Muchos de los cortocircuitos a los que estamos asistiendo tienen origen en este “enfrentamiento” cultural de dos cabezas que no se entienden. Una cree contar a su favor con el hecho de que “las cosas siempre fueron así acá”. La otra dice que cuenta a su favor con la ética del trabajo y con el rendir cuentas por un trabajo para el que la sociedad lo contrató.
Son dos mundos separados por un océano infranqueable de mitos, ideas y creencias que responden a patrones completamente diferentes. Uno cree estar al frente de un Board que debe rendir cuentas a sus accionistas (los ciudadanos). Los otros creen que son una cofradía diferente al resto de la sociedad y que lo que aquí cuenta no es el trabajo, ni los servicios cumplidos ni las obras realizadas, sino las operaciones que permitan mantener a la propia cofradía en el poder.
Al primero, el poder no le interesa si no es como herramienta para cumplir el objetivo de su trabajo. Para los otros el poder es la vida misma.
Es muy difícil operar en ese campo porque, en el eventual caso de que haya diálogo, es un diálogo de sordos, de gente que responde a patrones de pensamiento completamente distintos.

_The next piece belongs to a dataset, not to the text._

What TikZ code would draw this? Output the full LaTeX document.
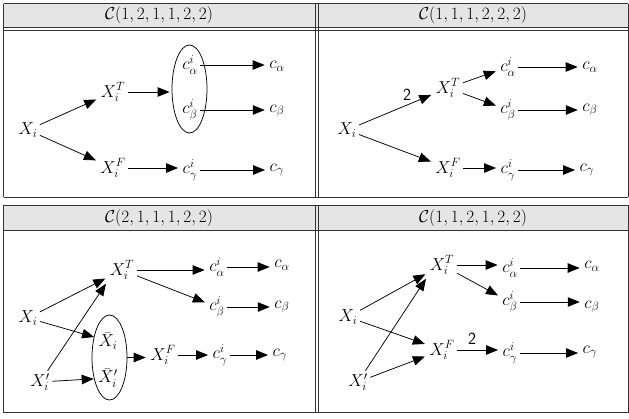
\documentclass[tikz,border=0pt]{standalone}
\usetikzlibrary{arrows.meta,shapes.geometric}
\begin{document}
\begin{tikzpicture}[x=1pt,y=-1pt,
  lbl/.style={inner sep=2.5pt},
  arr/.style={-{Triangle[length=12pt,width=9.5pt]}, line width=0.75pt, shorten >=2pt},
  rule/.style={draw=black!80, line width=1pt},
  hdr/.style={fill=black!10},
  grp/.style={draw, ellipse, line width=0.75pt, inner sep=0pt}]
\fontsize{17}{20}\selectfont
\useasboundingbox (0,0) rectangle (629,418);
% header fills
\fill[hdr] (3.5,3.5) rectangle (628.3,27.3);
\fill[hdr] (3.5,205) rectangle (628.3,230.7);
% horizontal rules
\foreach \yy in {3.5,27.3,30.3,197.3,205,230.7,412.7}
  \draw[rule] (3.5,\yy) -- (628.3,\yy);
% vertical rules
\foreach \xx in {3.5,315,318,628.3}{
  \draw[rule] (\xx,3.5) -- (\xx,197.3);
  \draw[rule] (\xx,205) -- (\xx,412.7);}
% headers
\node (h1) at (159,15.5) {$\mathcal{C}(1,2,1,1,2,2)$};
\node (h2) at (473,15.5) {$\mathcal{C}(1,1,1,2,2,2)$};
\node (h3) at (159,218) {$\mathcal{C}(2,1,1,1,2,2)$};
\node (h4) at (473,218) {$\mathcal{C}(1,1,2,1,2,2)$};

% ---------- panel 1 ----------
\begin{scope}[every node/.style={lbl}]
\node (a1) at (28,130) {$X_i$};
\node (a2) at (113,92) {$X_i^T$};
\node (a3) at (113,168) {$X_i^F$};
\node (a4) at (190,65) {$c_\alpha^i$};
\node (a5) at (190,110) {$c_\beta^i$};
\node (a6) at (190,170) {$c_\gamma^i$};
\node (a7) at (277,66) {$c_\alpha$};
\node (a8) at (277,111) {$c_\beta$};
\node (a9) at (277,170) {$c_\gamma$};
\end{scope}
\node[grp, minimum width=35pt, minimum height=88pt] (ae) at (189.5,89) {};
\draw[arr] (a1) -- (a2);
\draw[arr] (a1) -- (a3);
\draw[arr] (a2.east) -- (a2.east -| ae.west);
\draw[arr] (a4.east) -- (a4.east -| a7.west);
\draw[arr] (a5.east) -- (a5.east -| a8.west);
\draw[arr] (a3.east) -- (a3.east -| a6.west);
\draw[arr] (a6.east) -- (a6.east -| a9.west);

% ---------- panel 2 ----------
\begin{scope}[every node/.style={lbl}]
\node (b1) at (347,130) {$X_i$};
\node (b2) at (448,88) {$X_i^T$};
\node (b3) at (448,168) {$X_i^F$};
\node (b4) at (508,67) {$c_\alpha^i$};
\node (b5) at (508,110) {$c_\beta^i$};
\node (b6) at (508,170) {$c_\gamma^i$};
\node (b7) at (590,67) {$c_\alpha$};
\node (b8) at (590,110) {$c_\beta$};
\node (b9) at (587,170) {$c_\gamma$};
\node (b10) at (407,95) {\sffamily 2};
\end{scope}
\draw[arr] (b1) -- (b2);
\draw[arr] (b1) -- (b3);
\draw[arr] (b2) -- (b4);
\draw[arr] (b2) -- (b5);
\draw[arr] (b4.east) -- (b4.east -| b7.west);
\draw[arr] (b5.east) -- (b5.east -| b8.west);
\draw[arr] (b3.east) -- (b3.east -| b6.west);
\draw[arr] (b6.east) -- (b6.east -| b9.west);

% ---------- panel 3 ----------
\begin{scope}[every node/.style={lbl}]
\node (c1) at (28,318) {$X_i$};
\node (c2) at (40,382) {$X_i'$};
\node (c3) at (122,270) {$X_i^T$};
\node (c4) at (108,341) {$\bar X_i$};
\node (c5) at (108,378) {$\bar X_i'$};
\node (c6) at (163,355) {$X_i^F$};
\node (c7) at (217,267) {$c_\alpha^i$};
\node (c8) at (217,307) {$c_\beta^i$};
\node (c9) at (220,355) {$c_\gamma^i$};
\node (c10) at (282,265) {$c_\alpha$};
\node (c11) at (282,307) {$c_\beta$};
\node (c12) at (280,355) {$c_\gamma$};
\end{scope}
\node[grp, minimum width=35pt, minimum height=85pt] (ce) at (109.5,357.5) {};
\draw[arr] (c1) -- (c3);
\draw[arr] (c1) -- (c4);
\draw[arr] (c2) -- (c3.south west);
\draw[arr] (c2) -- (c5);
\draw[arr] (c3.east) -- (c3.east -| c7.west);
\draw[arr] (c3) -- (c8);
\draw[arr] (c7.east) -- (c7.east -| c10.west);
\draw[arr] (c8.east) -- (c8.east -| c11.west);
\draw[arr] (ce.east) -- (ce.east -| c6.west);
\draw[arr] (c6.east) -- (c6.east -| c9.west);
\draw[arr] (c9.east) -- (c9.east -| c12.west);

% ---------- panel 4 ----------
\begin{scope}[every node/.style={lbl}]
\node (d1) at (348,317) {$X_i$};
\node (d2) at (358,382) {$X_i'$};
\node (d3) at (442,265) {$X_i^T$};
\node (d4) at (442,350) {$X_i^F$};
\node (d5) at (510,268) {$c_\alpha^i$};
\node (d6) at (510,302) {$c_\beta^i$};
\node (d7) at (510,353) {$c_\gamma^i$};
\node (d8) at (592,266) {$c_\alpha$};
\node (d9) at (592,307) {$c_\beta$};
\node (d10) at (590,352) {$c_\gamma$};
\node (d11) at (472,339) {\sffamily 2};
\end{scope}
\draw[arr] (d1) -- (d3);
\draw[arr] (d1) -- (d4);
\draw[arr] (d2) -- (d3.south west);
\draw[arr] (d2) -- (d4);
\draw[arr] (d3.east) -- (d3.east -| d5.west);
\draw[arr] (d3) -- (d6);
\draw[arr] (d5.east) -- (d5.east -| d8.west);
\draw[arr] (d6.east) -- (d6.east -| d9.west);
\draw[arr] (d4.east) -- (d4.east -| d7.west);
\draw[arr] (d7.east) -- (d7.east -| d10.west);
\end{tikzpicture}
\end{document}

La sociedad también debe digerir el cambio porque ella también (o mucha parte de ella también) se acostumbró a “trabajar” de esa manera, de una manera en la que, a veces, no es el rendimiento laboral concreto lo que determina la suerte de los trabajadores sino circunstancias completamente ajenas a esa dinámica y que operan por influencias, contactos, acomodos, etcétera. De alguna manera, la sociedad argentina entera se acostumbró a “rosquear” en lugar de a “laburar”. Se trata de otro choque cultural profundísimo que la llegada de Milei a la presidencia ha traído de golpe a la superficie.
No se trata de un detalle menor. Y los próximos meses van a ser cruciales en ese sentido. Por eso la toma de conciencia que haga la sociedad será muy importante. Y lo más curioso es que donde mayor conciencia ya hay es en los sectores más populares, en la clase media, en los profesionales independientes, en los monotributistas, en los autónomos. Esa es gente “hands on” por eso es la que comprende mejor el idioma de un presidente que dice, “hay que laburar, muchachos, no queda otra”.